702 F. App'x 81
3rd Cir.2017Background
- ATF, via a confidential informant (CI), mounted a reverse-sting in which an undercover ATF agent (Edwards) posed as a drug courier describing a stash house with 8–9 bricks of cocaine; McLean repeatedly expressed readiness to rob it and recruited others.
- Meetings and recorded calls occurred between June and August 2013; McLean discussed plans to tie up or kill guards and brought loaded firearms to the final meetup.
- McLean and co-defendant Leroy Winston were arrested at the planned meet; two loaded firearms manufactured outside Pennsylvania were recovered.
- A federal grand jury indicted McLean for Hobbs Act robbery conspiracy/attempt (18 U.S.C. § 1951), drug conspiracy/attempt (21 U.S.C. §§ 846, 841), carrying a firearm during a crime of violence/drug-trafficking crime (18 U.S.C. § 924(c)), and felon-in-possession (18 U.S.C. § 922(g), 924(e)).

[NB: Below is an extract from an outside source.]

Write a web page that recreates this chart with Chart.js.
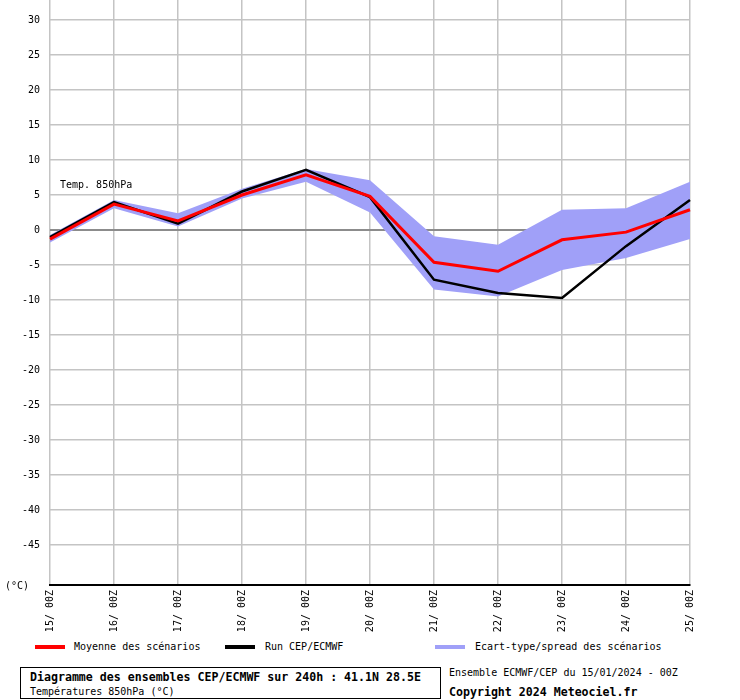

- At trial Winston testified against McLean pursuant to a cooperation plea; the jury convicted McLean on all counts, and the district court sentenced him to 19 years; McLean appealed.
Issues
| Issue | McLean's Argument | Government's Position | Held |
|---|---|---|---|
| Whether district court erred by denying entrapment instruction | ATF induced McLean and implanted the criminal design; entrapment evidence warranted jury instruction | Government merely offered an opportunity; McLean was predisposed | No error — entrapment instruction not warranted; insufficient evidence of inducement and McLean showed predisposition |
| Whether Hobbs Act convictions lack jurisdictional interstate-commerce nexus | Reverse sting was fictitious so conduct could not affect interstate commerce; NFIB limits Commerce Clause reach | Jurisdictional element satisfied by contemplated effect on interstate market for cocaine; precedent permits inchoate/fictitious stings | Court affirmed jurisdiction — contemplated theft of out-of-state cocaine sufficed to affect interstate commerce |
| Whether § 924(c) conviction must be vacated because Hobbs Act robbery is not a "crime of violence" | Hobbs Act robbery and conspiracy are not crimes of violence for § 924(c) purposes | Hobbs Act robbery/conspiracy here involved actual/threatened force tied to firearms, qualifying as crimes of violence | § 924(c) conviction stands — contemporaneous findings show use/threatened use of force via firearm, satisfying § 924(c)(3)(A) |
| Sufficiency of evidence generally | (Overlaps above) | (Overlaps above) | Guilty verdicts affirmed as reasonable jurors could find elements beyond reasonable doubt |
Key Cases Cited
- United States v. Dennis, 826 F.3d 683 (3d Cir. 2016) (reversed for entrapment where government inducement and lack of predisposition were shown)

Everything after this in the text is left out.